[GOAL OF THE EXERCISE]: Print, word for word, every line from the beginning of the listing up to and including the line with "(ut.south |- uf.north);". Pictures are to be excluded.

[GIVEN MATERIAL]:
***
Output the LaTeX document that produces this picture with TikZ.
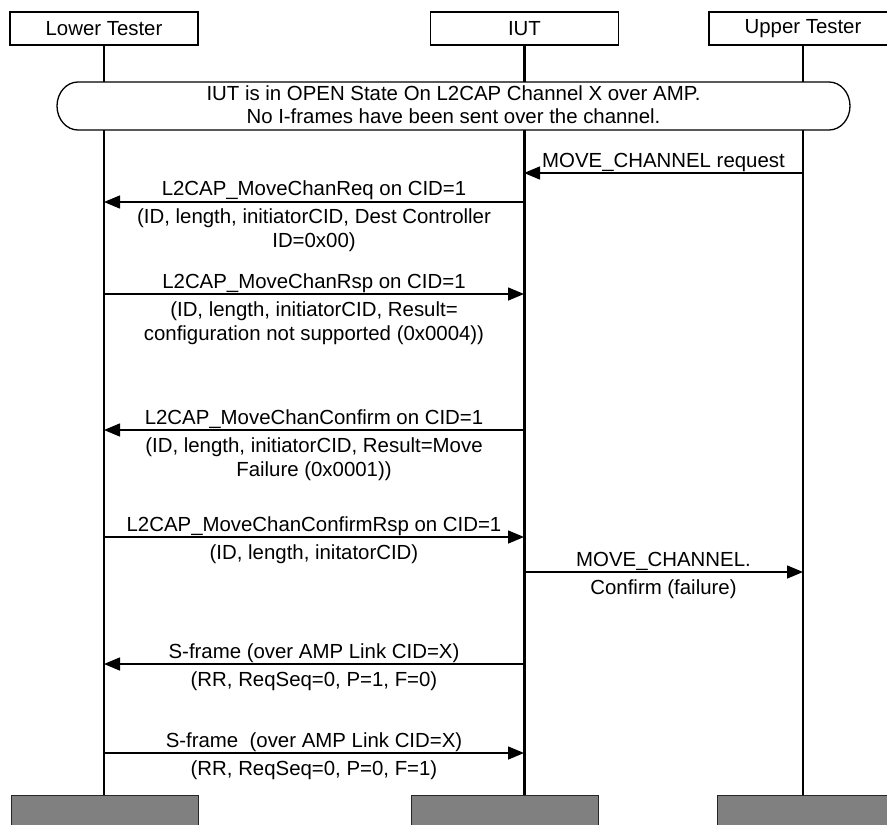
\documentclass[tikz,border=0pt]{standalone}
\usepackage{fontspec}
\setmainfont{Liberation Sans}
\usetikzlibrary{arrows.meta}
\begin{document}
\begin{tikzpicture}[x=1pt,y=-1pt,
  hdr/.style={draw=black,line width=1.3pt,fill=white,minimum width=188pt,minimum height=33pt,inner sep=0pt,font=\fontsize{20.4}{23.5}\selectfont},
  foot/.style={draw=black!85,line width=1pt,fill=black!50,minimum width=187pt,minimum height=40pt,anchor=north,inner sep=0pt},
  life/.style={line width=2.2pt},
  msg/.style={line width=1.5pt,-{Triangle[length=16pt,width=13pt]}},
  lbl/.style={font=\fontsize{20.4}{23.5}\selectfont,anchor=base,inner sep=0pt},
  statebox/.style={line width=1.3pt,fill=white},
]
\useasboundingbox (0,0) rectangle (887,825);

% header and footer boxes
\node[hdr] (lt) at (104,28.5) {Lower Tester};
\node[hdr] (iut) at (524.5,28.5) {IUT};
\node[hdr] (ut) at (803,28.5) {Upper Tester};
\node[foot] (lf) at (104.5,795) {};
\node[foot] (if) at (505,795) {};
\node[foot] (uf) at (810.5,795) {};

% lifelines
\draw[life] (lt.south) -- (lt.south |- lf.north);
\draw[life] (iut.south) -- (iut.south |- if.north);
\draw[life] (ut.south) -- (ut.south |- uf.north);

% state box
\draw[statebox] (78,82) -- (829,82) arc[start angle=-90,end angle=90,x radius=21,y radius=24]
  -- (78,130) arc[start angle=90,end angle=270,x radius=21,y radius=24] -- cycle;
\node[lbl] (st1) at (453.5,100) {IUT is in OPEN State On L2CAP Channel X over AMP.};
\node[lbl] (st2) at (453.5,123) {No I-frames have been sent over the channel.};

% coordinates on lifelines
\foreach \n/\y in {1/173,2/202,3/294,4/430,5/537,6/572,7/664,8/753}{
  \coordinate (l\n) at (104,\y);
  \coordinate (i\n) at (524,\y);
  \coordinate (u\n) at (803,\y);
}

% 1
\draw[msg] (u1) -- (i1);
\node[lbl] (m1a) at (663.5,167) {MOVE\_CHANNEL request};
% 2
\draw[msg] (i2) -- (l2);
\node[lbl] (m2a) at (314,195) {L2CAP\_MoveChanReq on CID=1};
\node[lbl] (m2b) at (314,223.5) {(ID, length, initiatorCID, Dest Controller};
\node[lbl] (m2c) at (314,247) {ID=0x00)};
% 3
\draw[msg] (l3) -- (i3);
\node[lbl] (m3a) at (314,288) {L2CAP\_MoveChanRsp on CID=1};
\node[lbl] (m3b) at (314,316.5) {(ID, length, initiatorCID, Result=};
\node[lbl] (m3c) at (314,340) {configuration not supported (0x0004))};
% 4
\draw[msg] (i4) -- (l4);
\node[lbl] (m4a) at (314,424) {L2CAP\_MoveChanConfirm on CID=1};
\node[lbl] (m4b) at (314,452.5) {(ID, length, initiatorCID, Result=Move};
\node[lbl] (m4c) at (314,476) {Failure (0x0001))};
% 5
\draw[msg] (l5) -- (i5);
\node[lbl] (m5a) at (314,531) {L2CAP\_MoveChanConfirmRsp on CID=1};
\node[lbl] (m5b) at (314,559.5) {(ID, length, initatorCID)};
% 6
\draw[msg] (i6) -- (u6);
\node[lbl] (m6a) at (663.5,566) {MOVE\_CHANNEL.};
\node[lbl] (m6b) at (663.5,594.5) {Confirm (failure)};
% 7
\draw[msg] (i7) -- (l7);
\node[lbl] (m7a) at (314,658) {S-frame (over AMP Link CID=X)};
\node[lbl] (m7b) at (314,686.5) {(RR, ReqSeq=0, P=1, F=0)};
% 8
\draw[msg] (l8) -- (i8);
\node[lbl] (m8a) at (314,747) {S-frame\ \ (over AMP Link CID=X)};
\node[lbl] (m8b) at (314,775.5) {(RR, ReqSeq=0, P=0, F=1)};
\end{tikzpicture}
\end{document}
***
[RESPONSE]:
Output the LaTeX document that produces this picture with TikZ.
\documentclass[tikz,border=0pt]{standalone}
\usepackage{fontspec}
\setmainfont{Liberation Sans}
\usetikzlibrary{arrows.meta}
\begin{document}
\begin{tikzpicture}[x=1pt,y=-1pt,
  hdr/.style={draw=black,line width=1.3pt,fill=white,minimum width=188pt,minimum height=33pt,inner sep=0pt,font=\fontsize{20.4}{23.5}\selectfont},
  foot/.style={draw=black!85,line width=1pt,fill=black!50,minimum width=187pt,minimum height=40pt,anchor=north,inner sep=0pt},
  life/.style={line width=2.2pt},
  msg/.style={line width=1.5pt,-{Triangle[length=16pt,width=13pt]}},
  lbl/.style={font=\fontsize{20.4}{23.5}\selectfont,anchor=base,inner sep=0pt},
  statebox/.style={line width=1.3pt,fill=white},
]
\useasboundingbox (0,0) rectangle (887,825);

% header and footer boxes
\node[hdr] (lt) at (104,28.5) {Lower Tester};
\node[hdr] (iut) at (524.5,28.5) {IUT};
\node[hdr] (ut) at (803,28.5) {Upper Tester};
\node[foot] (lf) at (104.5,795) {};
\node[foot] (if) at (505,795) {};
\node[foot] (uf) at (810.5,795) {};

% lifelines
\draw[life] (lt.south) -- (lt.south |- lf.north);
\draw[life] (iut.south) -- (iut.south |- if.north);
\draw[life] (ut.south) -- (ut.south |- uf.north);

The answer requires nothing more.